### Records to process

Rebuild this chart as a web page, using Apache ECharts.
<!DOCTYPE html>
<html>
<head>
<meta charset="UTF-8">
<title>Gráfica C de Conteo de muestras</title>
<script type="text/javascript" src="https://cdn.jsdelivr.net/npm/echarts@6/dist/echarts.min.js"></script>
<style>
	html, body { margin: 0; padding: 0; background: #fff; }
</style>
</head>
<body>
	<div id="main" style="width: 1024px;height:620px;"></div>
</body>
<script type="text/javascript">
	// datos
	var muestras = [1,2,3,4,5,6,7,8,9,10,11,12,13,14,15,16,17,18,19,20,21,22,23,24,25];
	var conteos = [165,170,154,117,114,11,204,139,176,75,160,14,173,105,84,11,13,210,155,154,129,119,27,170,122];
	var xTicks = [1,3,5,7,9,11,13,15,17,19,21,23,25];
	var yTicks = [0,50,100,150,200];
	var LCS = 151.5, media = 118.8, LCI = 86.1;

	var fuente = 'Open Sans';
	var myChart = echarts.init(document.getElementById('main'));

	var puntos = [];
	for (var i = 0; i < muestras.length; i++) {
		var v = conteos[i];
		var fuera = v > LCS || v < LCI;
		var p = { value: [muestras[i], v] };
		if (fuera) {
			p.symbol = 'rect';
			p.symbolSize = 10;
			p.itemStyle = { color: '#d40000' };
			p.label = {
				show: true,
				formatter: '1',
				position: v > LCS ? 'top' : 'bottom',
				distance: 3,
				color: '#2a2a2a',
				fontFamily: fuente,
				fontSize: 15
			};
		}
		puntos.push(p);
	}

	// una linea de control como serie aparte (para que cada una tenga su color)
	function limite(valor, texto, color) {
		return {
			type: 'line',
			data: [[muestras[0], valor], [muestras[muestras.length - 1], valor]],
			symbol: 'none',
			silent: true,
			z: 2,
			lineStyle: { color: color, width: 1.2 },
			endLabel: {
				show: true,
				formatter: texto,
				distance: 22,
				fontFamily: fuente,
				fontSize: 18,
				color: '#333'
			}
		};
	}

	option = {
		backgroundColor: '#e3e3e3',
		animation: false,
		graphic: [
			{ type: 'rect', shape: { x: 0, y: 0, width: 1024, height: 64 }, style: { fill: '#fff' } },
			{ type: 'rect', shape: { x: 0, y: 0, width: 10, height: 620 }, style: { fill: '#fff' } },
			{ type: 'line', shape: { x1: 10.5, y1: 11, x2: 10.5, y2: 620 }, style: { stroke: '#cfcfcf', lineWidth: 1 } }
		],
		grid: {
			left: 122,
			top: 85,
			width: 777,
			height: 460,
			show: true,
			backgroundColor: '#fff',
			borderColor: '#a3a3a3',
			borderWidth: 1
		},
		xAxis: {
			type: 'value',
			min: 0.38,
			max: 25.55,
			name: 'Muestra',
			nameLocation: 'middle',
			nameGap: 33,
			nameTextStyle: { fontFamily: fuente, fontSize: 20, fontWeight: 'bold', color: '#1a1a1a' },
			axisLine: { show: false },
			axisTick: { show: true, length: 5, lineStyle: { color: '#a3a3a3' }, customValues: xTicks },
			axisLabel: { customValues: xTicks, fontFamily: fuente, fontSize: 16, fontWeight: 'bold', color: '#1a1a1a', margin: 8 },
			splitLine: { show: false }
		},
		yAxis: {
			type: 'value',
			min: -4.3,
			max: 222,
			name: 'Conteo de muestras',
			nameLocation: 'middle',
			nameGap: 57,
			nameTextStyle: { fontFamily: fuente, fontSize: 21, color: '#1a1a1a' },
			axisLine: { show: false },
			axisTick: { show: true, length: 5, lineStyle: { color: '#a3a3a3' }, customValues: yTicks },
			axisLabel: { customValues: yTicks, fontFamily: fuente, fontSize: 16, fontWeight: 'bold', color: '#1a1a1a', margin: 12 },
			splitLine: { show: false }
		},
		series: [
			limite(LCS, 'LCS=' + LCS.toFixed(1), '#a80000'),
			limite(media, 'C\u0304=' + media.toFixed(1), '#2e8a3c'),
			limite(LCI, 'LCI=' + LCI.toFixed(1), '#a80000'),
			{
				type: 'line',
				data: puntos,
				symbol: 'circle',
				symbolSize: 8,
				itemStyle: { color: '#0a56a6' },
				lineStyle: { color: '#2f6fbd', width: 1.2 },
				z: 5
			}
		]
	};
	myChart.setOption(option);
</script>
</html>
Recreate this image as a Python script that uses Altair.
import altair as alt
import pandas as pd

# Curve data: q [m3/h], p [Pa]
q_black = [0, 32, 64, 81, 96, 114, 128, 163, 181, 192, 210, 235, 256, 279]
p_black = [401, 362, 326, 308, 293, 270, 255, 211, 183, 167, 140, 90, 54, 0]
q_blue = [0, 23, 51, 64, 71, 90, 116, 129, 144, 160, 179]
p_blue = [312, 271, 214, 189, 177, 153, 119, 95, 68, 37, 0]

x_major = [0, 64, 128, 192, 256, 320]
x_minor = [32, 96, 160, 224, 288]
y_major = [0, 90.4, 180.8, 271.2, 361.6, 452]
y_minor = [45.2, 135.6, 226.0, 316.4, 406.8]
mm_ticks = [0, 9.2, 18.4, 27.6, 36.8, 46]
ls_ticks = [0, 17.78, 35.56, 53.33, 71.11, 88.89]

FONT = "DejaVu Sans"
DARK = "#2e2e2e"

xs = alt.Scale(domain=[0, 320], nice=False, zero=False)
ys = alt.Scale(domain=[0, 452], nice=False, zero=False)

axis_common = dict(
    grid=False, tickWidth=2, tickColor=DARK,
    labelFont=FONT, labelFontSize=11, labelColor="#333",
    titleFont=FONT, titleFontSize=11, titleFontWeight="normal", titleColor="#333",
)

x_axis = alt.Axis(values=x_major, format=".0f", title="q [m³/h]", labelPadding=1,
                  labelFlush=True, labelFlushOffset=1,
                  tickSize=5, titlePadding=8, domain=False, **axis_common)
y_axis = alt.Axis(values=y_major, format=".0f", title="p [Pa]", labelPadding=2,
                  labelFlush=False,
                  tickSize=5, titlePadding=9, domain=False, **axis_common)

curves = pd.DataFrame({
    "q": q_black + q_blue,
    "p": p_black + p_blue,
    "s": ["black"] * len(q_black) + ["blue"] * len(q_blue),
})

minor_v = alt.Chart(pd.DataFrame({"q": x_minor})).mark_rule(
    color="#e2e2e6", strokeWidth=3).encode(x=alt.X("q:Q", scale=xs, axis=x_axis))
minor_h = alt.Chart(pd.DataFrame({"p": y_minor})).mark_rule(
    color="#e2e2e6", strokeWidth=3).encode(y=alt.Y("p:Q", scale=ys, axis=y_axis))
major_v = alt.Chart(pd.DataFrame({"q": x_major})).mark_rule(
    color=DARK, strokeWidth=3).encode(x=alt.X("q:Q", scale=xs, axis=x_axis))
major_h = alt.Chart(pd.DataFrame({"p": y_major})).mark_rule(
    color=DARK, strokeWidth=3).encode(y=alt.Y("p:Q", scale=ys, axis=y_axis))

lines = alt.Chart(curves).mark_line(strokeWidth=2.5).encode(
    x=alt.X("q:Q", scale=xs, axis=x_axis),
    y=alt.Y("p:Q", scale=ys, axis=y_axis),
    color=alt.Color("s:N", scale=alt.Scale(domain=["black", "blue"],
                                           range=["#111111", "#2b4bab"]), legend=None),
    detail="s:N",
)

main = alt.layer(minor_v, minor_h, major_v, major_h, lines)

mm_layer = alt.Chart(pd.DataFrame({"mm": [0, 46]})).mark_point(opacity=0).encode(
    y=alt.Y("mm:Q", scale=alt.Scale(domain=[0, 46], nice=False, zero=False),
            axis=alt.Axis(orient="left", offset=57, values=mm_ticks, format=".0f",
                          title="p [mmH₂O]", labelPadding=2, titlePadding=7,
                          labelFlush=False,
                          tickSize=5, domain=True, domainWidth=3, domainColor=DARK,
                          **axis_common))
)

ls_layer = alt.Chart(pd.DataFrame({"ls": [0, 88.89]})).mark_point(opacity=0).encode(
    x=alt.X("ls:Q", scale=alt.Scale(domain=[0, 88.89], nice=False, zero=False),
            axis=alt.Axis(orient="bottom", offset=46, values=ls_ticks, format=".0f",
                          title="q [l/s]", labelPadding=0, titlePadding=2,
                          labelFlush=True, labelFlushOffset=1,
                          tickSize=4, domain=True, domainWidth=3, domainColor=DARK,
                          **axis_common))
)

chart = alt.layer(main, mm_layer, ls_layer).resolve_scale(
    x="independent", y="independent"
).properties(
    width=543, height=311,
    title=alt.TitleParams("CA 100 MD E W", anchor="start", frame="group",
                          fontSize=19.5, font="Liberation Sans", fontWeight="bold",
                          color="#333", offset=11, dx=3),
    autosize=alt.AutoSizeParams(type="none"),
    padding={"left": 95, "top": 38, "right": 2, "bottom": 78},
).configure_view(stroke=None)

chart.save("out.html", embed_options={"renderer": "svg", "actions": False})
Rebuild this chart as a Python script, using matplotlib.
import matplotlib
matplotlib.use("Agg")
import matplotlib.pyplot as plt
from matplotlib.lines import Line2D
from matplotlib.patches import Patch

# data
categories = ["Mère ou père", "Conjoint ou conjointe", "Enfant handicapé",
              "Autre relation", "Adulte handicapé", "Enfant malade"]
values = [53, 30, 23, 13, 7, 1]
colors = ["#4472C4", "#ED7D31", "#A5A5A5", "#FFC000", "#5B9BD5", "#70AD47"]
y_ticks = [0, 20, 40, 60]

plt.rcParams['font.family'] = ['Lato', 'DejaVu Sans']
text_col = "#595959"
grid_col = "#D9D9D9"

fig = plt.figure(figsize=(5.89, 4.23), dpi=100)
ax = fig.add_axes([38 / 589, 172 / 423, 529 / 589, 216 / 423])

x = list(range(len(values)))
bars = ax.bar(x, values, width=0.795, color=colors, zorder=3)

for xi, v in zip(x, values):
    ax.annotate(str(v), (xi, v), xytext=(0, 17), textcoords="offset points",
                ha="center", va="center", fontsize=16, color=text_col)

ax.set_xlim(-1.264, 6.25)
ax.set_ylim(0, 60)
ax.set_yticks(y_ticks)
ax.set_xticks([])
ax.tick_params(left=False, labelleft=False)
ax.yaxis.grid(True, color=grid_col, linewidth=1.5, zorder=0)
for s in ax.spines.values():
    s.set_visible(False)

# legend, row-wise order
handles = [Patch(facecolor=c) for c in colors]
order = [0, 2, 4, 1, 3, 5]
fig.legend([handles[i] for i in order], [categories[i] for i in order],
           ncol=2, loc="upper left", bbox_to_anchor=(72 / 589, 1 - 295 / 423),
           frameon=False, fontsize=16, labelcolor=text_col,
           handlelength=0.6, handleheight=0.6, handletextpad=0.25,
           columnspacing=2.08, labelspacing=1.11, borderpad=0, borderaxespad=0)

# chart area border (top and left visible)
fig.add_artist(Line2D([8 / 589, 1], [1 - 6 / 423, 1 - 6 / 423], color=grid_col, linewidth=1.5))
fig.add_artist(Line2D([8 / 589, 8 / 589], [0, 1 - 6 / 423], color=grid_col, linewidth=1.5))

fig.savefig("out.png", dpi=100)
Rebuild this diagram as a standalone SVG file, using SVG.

### Given instruction
Retype the entries above exactly, but only from the line containing "Rebuild this chart as a Python" through the line containing "y_ticks = [0, 20, 40, 60]", both included.

### Result of the exercise
Rebuild this chart as a Python script, using matplotlib.
import matplotlib
matplotlib.use("Agg")
import matplotlib.pyplot as plt
from matplotlib.lines import Line2D
from matplotlib.patches import Patch

# data
categories = ["Mère ou père", "Conjoint ou conjointe", "Enfant handicapé",
              "Autre relation", "Adulte handicapé", "Enfant malade"]
values = [53, 30, 23, 13, 7, 1]
colors = ["#4472C4", "#ED7D31", "#A5A5A5", "#FFC000", "#5B9BD5", "#70AD47"]
y_ticks = [0, 20, 40, 60]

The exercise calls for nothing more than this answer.